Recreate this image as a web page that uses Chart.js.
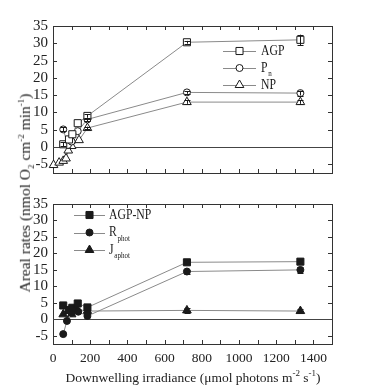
<!DOCTYPE html>
<html><head><meta charset="utf-8">
<script src="https://cdn.jsdelivr.net/npm/chart.js@4/dist/chart.umd.min.js"></script>
<style>
html,body{margin:0;padding:0;background:#fff;}
#wrap{position:relative;width:367px;height:386px;overflow:hidden;font-family:"Liberation Serif",serif;color:#222;}
.cv{position:absolute;left:0;}
#ytitle{position:absolute;left:26px;top:193px;transform:translate(-50%,-50%) rotate(-90deg);white-space:nowrap;font-size:15.5px;}
#xtitle{position:absolute;left:193px;top:377px;transform:translate(-50%,-50%);white-space:nowrap;font-size:13.5px;}
sub,sup{font-size:9px;}
</style></head>
<body>
<div id="wrap">
<canvas id="c1" class="cv" width="367" height="190" style="top:0"></canvas>
<canvas id="c2" class="cv" width="367" height="196" style="top:190px"></canvas>
<div id="ytitle">Areal rates (nmol O<sub>2</sub> cm<sup>-2</sup> min<sup>-1</sup>)</div>
<div id="xtitle">Downwelling irradiance (μmol photons m<sup>-2</sup> s<sup>-1</sup>)</div>
</div>
<script>
// ---- data ----
const xTickLabels = [0, 200, 400, 600, 800, 1000, 1200, 1400];
const xMinorTicks = [0,100,200,300,400,500,600,700,800,900,1000,1100,1200,1300,1400,1500];
const yTicks = [-5, 0, 5, 10, 15, 20, 25, 30, 35];

// top panel
const agpX = [55, 86, 104, 133, 185, 720, 1330];
const agpY = [0.8, 2.2, 3.7, 6.9, 9.0, 30.3, 31.0];
const agpErr = [0.6, 0, 0, 0, 0.5, 0.4, 1.5];
const pnX = [55, 80, 100, 133, 185, 720, 1330];
const pnY = [5.1, 0.6, 1.6, 4.6, 8.0, 15.8, 15.6];
const pnErr = [0.6, 0, 0, 0, 0.5, 0.4, 0.7];
const npX = [3, 33, 55, 70, 82, 100, 140, 185, 720, 1330];
const npY = [-5.2, -4.5, -4.0, -3.3, -1.0, 0.3, 2.0, 5.5, 13.0, 13.0];
const npErr = [0, 0, 0, 0, 0, 0, 0, 0.4, 0.5, 0.5];

// bottom panel
const agpnpX = [55, 85, 104, 133, 185, 720, 1330];
const agpnpY = [4.2, 2.8, 3.5, 4.8, 3.6, 17.3, 17.5];
const agpnpErr = [0, 0, 0, 0, 0, 0.4, 0.6];
const rphotX = [55, 75, 100, 136, 185, 720, 1330];
const rphotY = [-4.5, -0.5, 2.0, 2.3, 1.0, 14.5, 15.0];
const rphotErr = [0, 0, 0, 0, 0, 0.6, 1.0];
const japhotX = [55, 85, 100, 130, 185, 720, 1330];
const japhotY = [1.5, 2.6, 1.5, 3.0, 2.5, 2.7, 2.5];
const japhotErr = [0, 0, 0, 0, 0, 0.7, 0.5];

const FONT = "'Liberation Serif', 'Times New Roman', serif";
const INK = '#1a1a1a';
const LINE = '#8a8a8a';

function pts(xs, ys){ return xs.map((x,i)=>({x:x, y:ys[i]})); }
function ds(label, xs, ys, errs, style, filled, radius){
  return {label, data: pts(xs, ys), errors: errs, showLine:true, tension:0,
    borderColor: LINE, borderWidth: 1, pointStyle: style, pointRadius: radius,
    pointBackgroundColor: filled ? INK : '#fff', pointBorderColor: INK, pointBorderWidth: 1,
    clip: false, fill:false};
}

function drawMarker(ctx, style, x, y, r, filled){
  ctx.save();
  ctx.beginPath();
  if(style==='rect'){ const s=r*Math.SQRT1_2; ctx.rect(x-s,y-s,2*s,2*s); }
  else if(style==='circle'){ ctx.arc(x,y,r,0,Math.PI*2); }
  else if(style==='triangle'){ ctx.moveTo(x, y-r); ctx.lineTo(x+r*0.87, y+r*0.5); ctx.lineTo(x-r*0.87, y+r*0.5); ctx.closePath(); }
  ctx.fillStyle = filled ? INK : '#fff';
  ctx.fill();
  ctx.strokeStyle = INK; ctx.lineWidth = 1; ctx.stroke();
  ctx.restore();
}

const framePlugin = {
  id: 'frame',
  beforeDatasetsDraw(chart){
    const {ctx, chartArea: a, scales:{x, y}} = chart;
    ctx.save();
    ctx.strokeStyle = '#333'; ctx.lineWidth = 1;
    ctx.strokeRect(Math.round(a.left)+0.5, Math.round(a.top)+0.5, Math.round(a.right-a.left), Math.round(a.bottom-a.top));
    const L = 4;
    ctx.beginPath();
    xMinorTicks.forEach(v=>{
      const px = Math.round(x.getPixelForValue(v))+0.5;
      ctx.moveTo(px, a.bottom); ctx.lineTo(px, a.bottom-L);
      ctx.moveTo(px, a.top); ctx.lineTo(px, a.top+L);
    });
    yTicks.forEach(v=>{
      const py = Math.round(y.getPixelForValue(v))+0.5;
      ctx.moveTo(a.left, py); ctx.lineTo(a.left+L, py);
      ctx.moveTo(a.right, py); ctx.lineTo(a.right-L, py);
    });
    ctx.stroke();
    const z = Math.round(y.getPixelForValue(0))+0.5;
    ctx.strokeStyle = '#444';
    ctx.beginPath(); ctx.moveTo(a.left, z); ctx.lineTo(a.right, z); ctx.stroke();
    ctx.restore();
  },
  afterDatasetsDraw(chart){
    const {ctx, scales:{x, y}} = chart;
    ctx.save(); ctx.strokeStyle = INK; ctx.lineWidth = 1;
    chart.data.datasets.forEach(d=>{
      d.data.forEach((p,i)=>{
        const e = d.errors[i]; if(!e) return;
        const px = Math.round(x.getPixelForValue(p.x))+0.5;
        const y1 = y.getPixelForValue(p.y+e), y2 = y.getPixelForValue(p.y-e);
        ctx.beginPath();
        ctx.moveTo(px, y1); ctx.lineTo(px, y2);
        ctx.moveTo(px-3, Math.round(y1)+0.5); ctx.lineTo(px+3, Math.round(y1)+0.5);
        ctx.moveTo(px-3, Math.round(y2)+0.5); ctx.lineTo(px+3, Math.round(y2)+0.5);
        ctx.stroke();
      });
    });
    ctx.restore();
    const lg = chart.options.plugins.customLegend;
    if(!lg) return;
    ctx.save();
    lg.items.forEach((it, k)=>{
      const d = chart.data.datasets[k];
      const yy = lg.y0 + k*lg.dy;
      ctx.strokeStyle = LINE; ctx.lineWidth = 1;
      ctx.beginPath(); ctx.moveTo(lg.x0, Math.round(yy)+0.5); ctx.lineTo(lg.x1, Math.round(yy)+0.5); ctx.stroke();
      drawMarker(ctx, d.pointStyle, (lg.x0+lg.x1)/2, yy, d.pointRadius, d.pointBackgroundColor===INK);
      ctx.save();
      ctx.translate(lg.tx, yy);
      ctx.scale(0.78, 1);
      ctx.fillStyle = INK; ctx.textBaseline = 'middle'; ctx.textAlign = 'left';
      ctx.font = '15px ' + FONT;
      ctx.fillText(it.main, 0, 0);
      if(it.sub){
        const w = ctx.measureText(it.main).width;
        ctx.font = '9px ' + FONT;
        ctx.fillText(it.sub, w + 1, 6);
      }
      ctx.restore();
    });
    ctx.restore();
  }
};

function makeChart(id, datasets, opts){
  return new Chart(document.getElementById(id), {
    type: 'line',
    data: { datasets },
    plugins: [framePlugin],
    options: {
      responsive: false, animation: false, events: [],
      layout: { padding: { top: opts.padTop, right: 35, left: 0, bottom: 0 } },
      plugins: { legend: { display: false }, tooltip: { enabled: false }, customLegend: opts.legend },
      scales: {
        x: { type: 'linear', min: 0, max: 1500,
          grid: { display: false, drawTicks: false }, border: { display: false },
          afterBuildTicks: s => { s.ticks = xTickLabels.map(v=>({value:v})); },
          afterFit: s => { s.height = opts.xH; },
          ticks: { display: opts.showX, autoSkip: false, maxRotation: 0, padding: 6, color: '#222',
                   callback: v => String(v),
                   font: { family: FONT, size: 13.5 } } },
        y: { type: 'linear', min: -7.5, max: 35,
          grid: { display: false, drawTicks: false }, border: { display: false },
          afterBuildTicks: s => { s.ticks = yTicks.map(v=>({value:v})); },
          afterFit: s => { s.width = 53; },
          ticks: { padding: 5, autoSkip: false, color: '#222', callback: v => String(v),
                   font: { family: FONT, size: 15 } } }
      }
    }
  });
}

makeChart('c1', [
  ds('AGP', agpX, agpY, agpErr, 'rect', false, 5),
  ds('Pn', pnX, pnY, pnErr, 'circle', false, 3.5),
  ds('NP', npX, npY, npErr, 'triangle', false, 5)
], { padTop: 26, xH: 17, showX: false,
     legend: { x0: 223, x1: 256, tx: 261, y0: 51, dy: 17,
               items: [{main:'AGP'}, {main:'P', sub:'n'}, {main:'NP'}] } });

makeChart('c2', [
  ds('AGP-NP', agpnpX, agpnpY, agpnpErr, 'rect', true, 5),
  ds('Rphot', rphotX, rphotY, rphotErr, 'circle', true, 3.5),
  ds('Japhot', japhotX, japhotY, japhotErr, 'triangle', true, 5)
], { padTop: 7, xH: 42, showX: true,
     legend: { x0: 74, x1: 105, tx: 109, y0: 25, dy: 17.5,
               items: [{main:'AGP-NP'}, {main:'R', sub:'phot'}, {main:'J', sub:'aphot'}] } });
</script>
</body></html>
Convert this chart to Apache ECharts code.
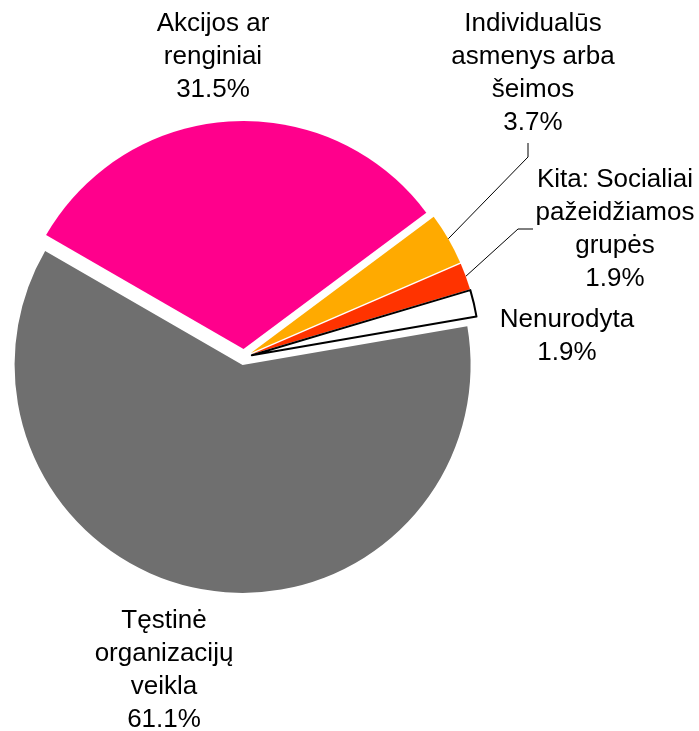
<!DOCTYPE html>
<html>
<head>
<meta charset="utf-8">
<script src="https://cdn.jsdelivr.net/npm/echarts@6/dist/echarts.min.js"></script>
<style>
  html, body { margin: 0; padding: 0; background: #fff; }
  #chart { width: 699px; height: 731px; }
</style>
</head>
<body>
<div id="chart"></div>
<script>
// slices in clockwise order, starting from the upper-left edge
const names = [
  "Akcijos ar\nrenginiai",
  "Individualūs\nasmenys arba\nšeimos",
  "Kita: Socialiai\npažeidžiamos\ngrupės",
  "Nenurodyta",
  "Tęstinė\norganizacijų\nveikla"
];
const shares = [31.5, 3.7, 1.9, 1.9, 61.1];
const colors = ["#ff008c", "#ffaa00", "#ff3300", "#ffffff", "#6f6f6f"];

// label block centres
const labelPos = [[213, 57], [533, 73], [615, 229], [567, 336], [164, 670]];
// leader line bends/ends for the two small slices
const leaderTail = {
  1: [[528, 157], [528, 143]],
  2: [[518, 229], [533, 229]]
};

const chart = echarts.init(document.getElementById("chart"));

const common = {
  type: "pie",
  center: [244, 357],
  startAngle: 150,
  clockwise: true,
  avoidLabelOverlap: false,
  emphasis: { disabled: true }
};

chart.setOption({
  animation: false,
  series: [
    // exploded slices
    Object.assign({}, common, {
      radius: 228,
      selectedMode: "multiple",
      selectedOffset: 8,
      label: { show: false },
      labelLine: { show: false },
      data: names.map((n, i) => ({
        name: n,
        value: shares[i],
        selected: true,
        itemStyle: i === 3
          ? { color: colors[i], borderColor: "#000", borderWidth: 2 }
          : { color: colors[i] }
      }))
    }),
    // labels (invisible copy of the pie, not exploded)
    Object.assign({}, common, {
      radius: 236,
      silent: true,
      itemStyle: { color: "rgba(0,0,0,0)" },
      label: {
        show: true,
        position: "outside",
        fontFamily: "Liberation Sans, Arial, sans-serif",
        fontSize: 26,
        lineHeight: 33,
        color: "#000",
        align: "center",
        formatter: (p) => p.name + "\n" + p.value.toFixed(1) + "%"
      },
      labelLine: {
        show: true,
        lineStyle: { color: "#000", width: 1 }
      },
      labelLayout: (params) => {
        const i = params.dataIndex;
        const out = {
          x: labelPos[i][0],
          y: labelPos[i][1],
          align: "center",
          verticalAlign: "middle"
        };
        if (leaderTail[i] && params.labelLinePoints) {
          out.labelLinePoints = [params.labelLinePoints[0]].concat(leaderTail[i]);
        }
        return out;
      },
      data: names.map((n, i) => ({
        name: n,
        value: shares[i],
        labelLine: { show: !!leaderTail[i] }
      }))
    })
  ]
});
</script>
</body>
</html>
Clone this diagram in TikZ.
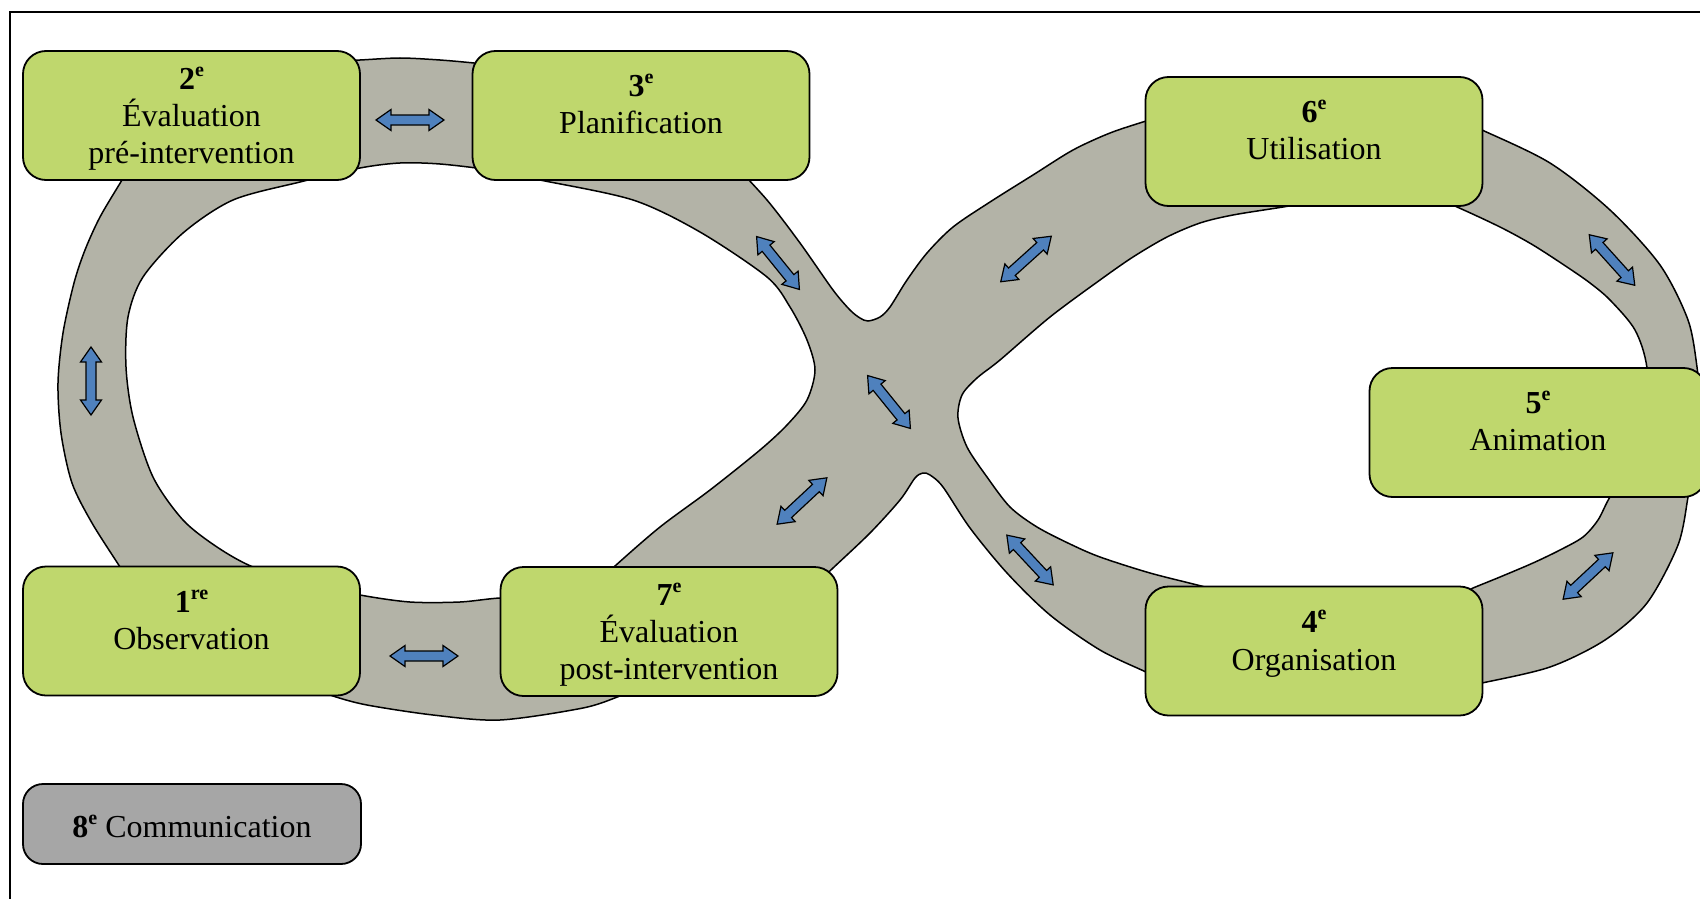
\documentclass[tikz,border=0pt]{standalone}
\usepackage{fontspec}
\setmainfont{Liberation Serif}
\definecolor{boxgreen}{RGB}{191,215,109}
\definecolor{roadgray}{RGB}{179,179,167}
\definecolor{commgray}{RGB}{166,166,166}
\definecolor{arrowblue}{RGB}{79,129,189}
\newcommand\ordn[2]{\textbf{#1}\raisebox{13pt}{\fontsize{20}{20}\selectfont\bfseries #2}}
\tikzset{
  stagebox/.style={draw=black, line width=1.8pt, fill=boxgreen, rounded corners=23pt,
    minimum width=337pt, minimum height=129pt, inner sep=0pt},
  commbox/.style={stagebox, fill=commgray, rounded corners=20pt, minimum height=80pt, minimum width=338pt},
  lbl/.style={anchor=base, inner sep=0pt, font=\fontsize{32}{38}\selectfont},
  road/.style={fill=roadgray, draw=black, line width=1.5pt, even odd rule},
  darrow/.pic={\draw[fill=arrowblue, line width=1.2pt, line join=miter]
    (-34,0) -- (-19,10.5) -- (-19,5) -- (19,5) -- (19,10.5) -- (34,0)
    -- (19,-10.5) -- (19,-5) -- (-19,-5) -- (-19,-10.5) -- cycle;}
}
\begin{document}
\begin{tikzpicture}[x=1pt,y=-1pt]
\useasboundingbox (0,0) rectangle (1700,899);
\clip (0,0) rectangle (1700,899);
\fill[white] (0,0) rectangle (1700,899);
\draw[line width=1.8pt] (10,12) rectangle (1730,930);

% road (figure eight)
\path[road]
  plot[smooth] coordinates {(335,61) (360,60) (400,58) (440,60) (474,63) (500,66)}
  -- (641,115) --
  plot[smooth] coordinates {(730,160) (767,200) (800,243) (833,290) (850,310) (860,318) (868,321) (880,317) (890,307) (907,280) (927,253) (953,227) (990,202) (1033,175) (1073,150) (1110,133) (1146,121) (1175,112)}
  -- (1314,140) --
  plot[smooth] coordinates {(1460,121) (1482,130) (1550,163) (1610,210) (1660,265) (1688,320) (1697,367) (1699,395)}
  -- (1650,432) --
  plot[smooth] coordinates {(1692,470) (1688,497) (1678,545) (1647,603) (1605,640) (1550,667) (1482,683) (1455,688)}
  -- (1314,651) --
  plot[smooth] coordinates {(1170,683) (1146,672) (1100,650) (1050,615) (1007,573) (970,528) (943,487) (930,475) (923,473) (915,478) (900,500) (870,533) (833,568) (815,585)}
  -- (669,631) --
  plot[smooth] coordinates {(640,688) (620,696) (583,708) (500,720) (433,715) (367,705) (333,696) (315,688)}
  -- (191,631) --
  plot[smooth] coordinates {(138,596) (120,567) (92,523) (72,483) (61,433) (58,383) (63,333) (74,283) (85,250) (100,217) (122,180) (140,150)}
  -- (191,115) -- cycle
  % left hole
  plot[smooth cycle] coordinates {(253,567) (217,547) (183,520) (153,477) (133,417) (126,367) (128,317) (143,277) (183,233) (233,200) (300,182) (360,168) (400,163) (440,164) (490,170) (540,180) (633,200) (700,232) (767,277) (790,307) (807,340) (815,370) (807,400) (787,425) (760,450) (710,490) (660,527) (615,566) (590,590) (540,600) (501,598) (460,602) (410,602) (360,595) (305,583)}
  % right hole
  plot[smooth cycle] coordinates {(958,418) (962,395) (977,378) (1000,360) (1050,317) (1100,280) (1133,257) (1167,237) (1200,223) (1233,215) (1283,207) (1350,196) (1420,192) (1457,207) (1500,227) (1533,245) (1567,267) (1590,283) (1610,300) (1635,330) (1647,368) (1648,430) (1625,480) (1610,497) (1598,520) (1583,537) (1560,550) (1533,563) (1500,577) (1473,588) (1445,600) (1340,605) (1230,595) (1205,587) (1150,573) (1100,557) (1070,544) (1037,527) (1010,507) (987,477) (967,447)};

% blue double arrows
\pic[rotate=0]   (a23) at (410,120) {darrow};
\pic[rotate=90]  (a12) at (91,381) {darrow};
\pic[rotate=0]   (a17) at (424,656) {darrow};
\pic[rotate=-51] (a3x) at (778,263) {darrow};
\pic[rotate=-51] (axx) at (889,402) {darrow};
\pic[rotate=43]  (a7x) at (802,501) {darrow};
\pic[rotate=42]  (a6x) at (1026,259) {darrow};
\pic[rotate=-48] (a65) at (1612,260) {darrow};
\pic[rotate=43]  (a54) at (1588,576) {darrow};
\pic[rotate=-47] (a4x) at (1030,560) {darrow};

% stage boxes
\node[stagebox] (b2) at (191.5,115.5) {};
\node[stagebox] (b3) at (641,115.5) {};
\node[stagebox] (b6) at (1314,141.5) {};
\node[stagebox] (b5) at (1538,432.5) {};
\node[stagebox] (b4) at (1314,651) {};
\node[stagebox] (b1) at (191.5,631) {};
\node[stagebox] (b7) at (669,631.5) {};
\node[commbox]  (b8) at (192,824) {};

% labels
\node[lbl] (b2n) at (191.5,89) {\ordn{2}{e}};
\node[lbl] (b2a) at (191.5,126) {Évaluation};
\node[lbl] (b2b) at (191.5,163) {pré-intervention};
\node[lbl] (b3n) at (641,96.5) {\ordn{3}{e}};
\node[lbl] (b3a) at (641,133.5) {Planification};
\node[lbl] (b6n) at (1314,122.5) {\ordn{6}{e}};
\node[lbl] (b6a) at (1314,159.5) {Utilisation};
\node[lbl] (b5n) at (1538,413) {\ordn{5}{e}};
\node[lbl] (b5a) at (1538,450) {Animation};
\node[lbl] (b4n) at (1314,632) {\ordn{4}{e}};
\node[lbl] (b4a) at (1314,670) {Organisation};
\node[lbl] (b1n) at (191.5,612) {\ordn{1}{re}};
\node[lbl] (b1a) at (191.5,649) {Observation};
\node[lbl] (b7n) at (669,605) {\ordn{7}{e}};
\node[lbl] (b7a) at (669,642) {Évaluation};
\node[lbl] (b7b) at (669,679) {post-intervention};
\node[lbl] (b8a) at (192,837) {\ordn{8}{e} Communication};
\end{tikzpicture}
\end{document}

····················

▶ **Given task**:
Sift through the entries and copy every line with "this".

▶ **Expected output**:
Recreate this image as a web page that uses Chart.js.
Convert this chart to Apache ECharts code.
Clone this diagram in TikZ.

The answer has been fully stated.